Yukon Fish Camps ‘Coming to Life Again’ as Fall Chum Move Upriver


After a slow start to the fall fishing season on the Yukon, large numbers of fall chum are making their way up river.

“Fish camps are coming to life again. There was a break between the summer chum and the fall chum, but now the fall chum are starting to show up” said subsistence fisherman Basil in Pilot Station, sharing his thoughts on the weekly Yukon River Drainage Fisheries Association weekly teleconference.

What’s good for fishermen, Basil said, is also good for unwanted visitors also looking for salmon meal.

“All the bears are starting to come around to the fish camp,” he added. “If we’re not dealing with flies, we’re dealing with bears.”

The latest estimates from the Alaska Department of Fish and Game point to about 336,000 thousand fall chum in the river since the run officially began in mid-July. The run should see that number more than double before the end of the season; managers are calling for a total fall chum run between 700,000 and 800,000 fish.

But beyond buzzing fish camps, the healthy amount of fall chums now in the water means commercial fishermen on the lower river are also eager to fish—but many want more time.

“I don’t know where they’re coming up with this four hour opening,” a commercial fisherman in Pilot Station said. “I know [ADF&G] needs to let some fish pass, but with these short four hour openings when there’s hardly any fish … you guys should reconsider. Try giving us a six hour when there’s fish out there.”

Others, like Marvin in Kotlik, want to be able to catch more fish.

“Wishing that fish and game would allow for more commercial harvest as there’s plenty of fall chum entering the river at all mouths right now,” he shared with managers on the call.

But as lower river fishermen are busy amid a flurry of commercial and subsistence harvests, the fall chum are still tracking slightly behind schedule. That’s leaving fishermen like Andrew in Fort Yukon still waiting.

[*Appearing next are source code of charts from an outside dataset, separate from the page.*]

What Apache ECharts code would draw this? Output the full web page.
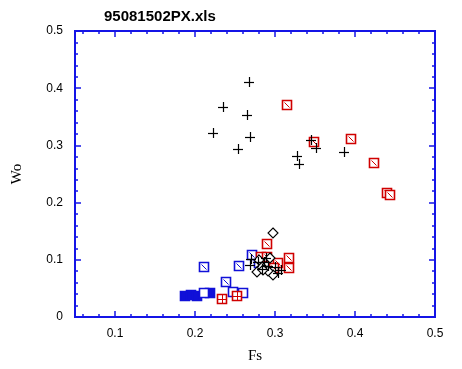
<!DOCTYPE html>
<html>
<head>
<meta charset="utf-8">
<script src="https://cdn.jsdelivr.net/npm/echarts@6/dist/echarts.min.js"></script>
<style>html,body{margin:0;padding:0;background:#fff;}#c{width:462px;height:369px;}</style>
</head>
<body>
<div id="c"></div>
<script>
// ---- data (Fs, Wo) ----
const crossFs = [0.268,0.235,0.265,0.222,0.269,0.254,0.345,0.351,0.328,0.330,0.386,
                 0.270,0.269,0.279,0.286,0.291,0.284,0.300,0.307,0.304,0.289];
const crossWo = [0.411,0.367,0.354,0.322,0.315,0.293,0.310,0.295,0.282,0.268,0.288,
                 0.101,0.091,0.096,0.096,0.089,0.084,0.087,0.082,0.077,0.103];
const redDiagFs = [0.315,0.349,0.395,0.424,0.440,0.444,0.290,0.2825,0.290,0.3175,0.3175,0.304,0.299];
const redDiagWo = [0.371,0.306,0.311,0.270,0.216,0.214,0.127,0.105,0.105,0.103,0.085,0.094,0.085];
const redGridFs = [0.234,0.2525];
const redGridWo = [0.031,0.037];
const blueDiagFs = [0.271,0.211,0.255,0.239];
const blueDiagWo = [0.108,0.087,0.089,0.061];
const blueOpenFs = [0.211,0.2475,0.260,0.280];
const blueOpenWo = [0.042,0.044,0.042,0.094];
const blueFilledFs = [0.188,0.195,0.2025,0.219];
const blueFilledWo = [0.037,0.038,0.037,0.042];
const diamondFs = [0.2975,0.294,0.2775,0.2975,0.284,0.291,0.280,0.285];
const diamondWo = [0.146,0.104,0.078,0.073,0.087,0.080,0.099,0.082];

const xMajor = [0.1,0.2,0.3,0.4,0.5];
const xMinor = [0.06,0.08,0.12,0.14,0.16,0.18,0.22,0.24,0.26,0.28,0.32,0.34,0.36,0.38,0.42,0.44,0.46,0.48];
const yMajor = [0,0.1,0.2,0.3,0.4,0.5];
const yMinor = [0.02,0.04,0.06,0.08,0.12,0.14,0.16,0.18,0.22,0.24,0.26,0.28,0.32,0.34,0.36,0.38,0.42,0.44,0.46,0.48];

const AX = '#1414e6';
const RED = '#d00000';
const BLUE = '#1010d8';

function pairs(a, b){ return a.map((v,i)=>[v,b[i]]); }

function sq(p, color, fill){
  return {type:'rect', shape:{x:Math.round(p[0])-4.5,y:Math.round(p[1])-4.5,width:9,height:9},
          style:{fill:fill, stroke:color, lineWidth:1.6}};
}
function makeRender(kind, color){
  return function(params, api){
    const p = api.coord([api.value(0), api.value(1)]);
    const x = Math.round(p[0]), y = Math.round(p[1]);
    if (kind === 'cross'){
      return {type:'group', children:[
        {type:'line', shape:{x1:x-5,y1:y+0.5,x2:x+5,y2:y+0.5}, style:{stroke:color,lineWidth:1.2}},
        {type:'line', shape:{x1:x+0.5,y1:y-5,x2:x+0.5,y2:y+5}, style:{stroke:color,lineWidth:1.2}}
      ]};
    }
    if (kind === 'diamond'){
      return {type:'polygon', shape:{points:[[x,y-5],[x+5,y],[x,y+5],[x-5,y]]},
              style:{fill:'#fff', stroke:color, lineWidth:1.1}};
    }
    if (kind === 'diag'){
      return {type:'group', children:[
        sq(p, color, '#fff'),
        {type:'line', shape:{x1:x-2.5,y1:y-2.5,x2:x+2.5,y2:y+2.5}, style:{stroke:color,lineWidth:1}}
      ]};
    }
    if (kind === 'grid'){
      return {type:'group', children:[
        sq(p, color, '#fff'),
        {type:'line', shape:{x1:x-4,y1:y+0.5,x2:x+4,y2:y+0.5}, style:{stroke:color,lineWidth:1}},
        {type:'line', shape:{x1:x+0.5,y1:y-4,x2:x+0.5,y2:y+4}, style:{stroke:color,lineWidth:1}}
      ]};
    }
    if (kind === 'open'){ return sq(p, color, '#fff'); }
    if (kind === 'filled'){ return sq(p, color, color); }
  };
}
function ser(kind, color, fs, wo){
  return {type:'custom', xAxisIndex:0, yAxisIndex:0, renderItem: makeRender(kind, color),
          data: pairs(fs, wo), clip:false, animation:false, silent:true};
}

function xAx(pos, ticks, len, labels, name){
  return {type:'value', min:0.05, max:0.5, position:pos, gridIndex:0,
    axisLine:{show:true, onZero:false, lineStyle:{color:AX, width:2}},
    axisTick:{show:true, inside:true, length:len, customValues:ticks, lineStyle:{color:AX, width:1.5}},
    axisLabel:{show:!!labels, customValues:xMajor, margin:11, color:'#000', fontSize:12, fontFamily:'Liberation Sans, Arial, sans-serif'},
    splitLine:{show:false},
    name: name||'', nameLocation:'middle', nameGap:32,
    nameTextStyle:{fontFamily:'Liberation Serif, Times New Roman, serif', fontSize:15, color:'#000'}
  };
}
function yAx(pos, ticks, len, labels, name){
  return {type:'value', min:0, max:0.5, position:pos, gridIndex:0,
    axisLine:{show:true, onZero:false, lineStyle:{color:AX, width:2}},
    axisTick:{show:true, inside:true, length:len, customValues:ticks, lineStyle:{color:AX, width:1.5}},
    axisLabel:{show:!!labels, customValues:yMajor, margin:12, color:'#000', fontSize:12, fontFamily:'Liberation Sans, Arial, sans-serif'},
    splitLine:{show:false},
    name: name||'', nameLocation:'middle', nameGap:50, nameRotate:90,
    nameTextStyle:{fontFamily:'Liberation Serif, Times New Roman, serif', fontSize:15, color:'#000'}
  };
}

const chart = echarts.init(document.getElementById('c'), null, {renderer:'canvas'});
chart.setOption({
  animation:false,
  backgroundColor:'#fff',
  title:{text:'95081502PX.xls', left:99, top:4,
    textStyle:{fontSize:15, fontWeight:'bold', color:'#000', fontFamily:'Liberation Sans, Arial, sans-serif'}},
  grid:{left:75, right:27, top:31, bottom:51},
  xAxis:[
    xAx('bottom', xMajor, 6, true, 'Fs'),
    xAx('bottom', xMinor, 3, false),
    xAx('top', xMajor, 6, false),
    xAx('top', xMinor, 3, false)
  ],
  yAxis:[
    yAx('left', yMajor, 6, true, 'Wo'),
    yAx('left', yMinor, 3, false),
    yAx('right', yMajor, 6, false),
    yAx('right', yMinor, 3, false)
  ],
  series:[
    ser('filled', BLUE, blueFilledFs, blueFilledWo),
    ser('open', BLUE, blueOpenFs, blueOpenWo),
    ser('diag', BLUE, blueDiagFs, blueDiagWo),
    ser('grid', RED, redGridFs, redGridWo),
    ser('diag', RED, redDiagFs, redDiagWo),
    ser('diamond', '#000', diamondFs, diamondWo),
    ser('cross', '#000', crossFs, crossWo)
  ]
});
</script>
</body>
</html>
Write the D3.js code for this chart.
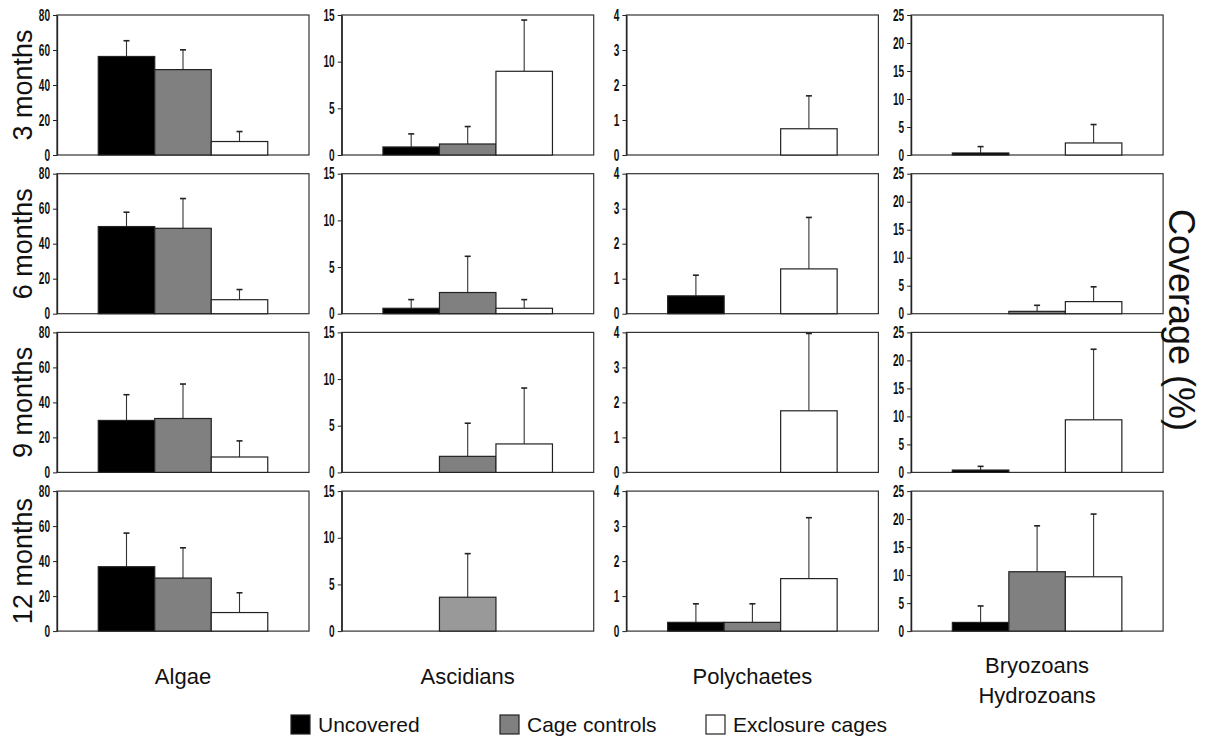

“I just spoke to a few fishermen this week, and I don’t think there’s a whole lot of fishing activity,” he reported. “We’re kind of between the king run and waiting for more silvers to show up, so people could get back to fishing again.”

Jeff Estensen, the fall season manager on the Yukon for the ADF&G, hopes that changes soon, as a third pulse of fall chum entered the river in early August. He said those fish are near Grayling and Kaltag this week.

“It does take a while for the front end of the migration to make its way upriver,” he explained. “I just talked to some fishermen in Kaltag [Monday], and the report that I got from them is that the fish looked really good, they were really silver, and they were big.”

And there should be more where that came from, Estensen said, as favorable winds in Emmonak and along the coastal delta are pushing more fall chum into the Yukon.

“For the most part fall chum entry into the Yukon River has been very steady. Somewhere in the 3,000 to 4,000 fish pass past the sonar on a daily basis,” Estensen said. “But as of yet we have not really seen the big pulse, except … that may have changed as of [Monday]. We’ve seen two drifts now at our Lower Yukon test fishery, that have had pretty good numbers being caught … Definitely an indication another pulse is coming in.”

To take advantage of those increasing numbers, ADF&G is liberalizing subsistence schedules to seven days a week in the upper river.

As for commercial fall chum harvests in the lower river, Estensen said as of Tuesday about 69,000 fall chums had been harvested, alongside about roughly 11,000 coho salmon.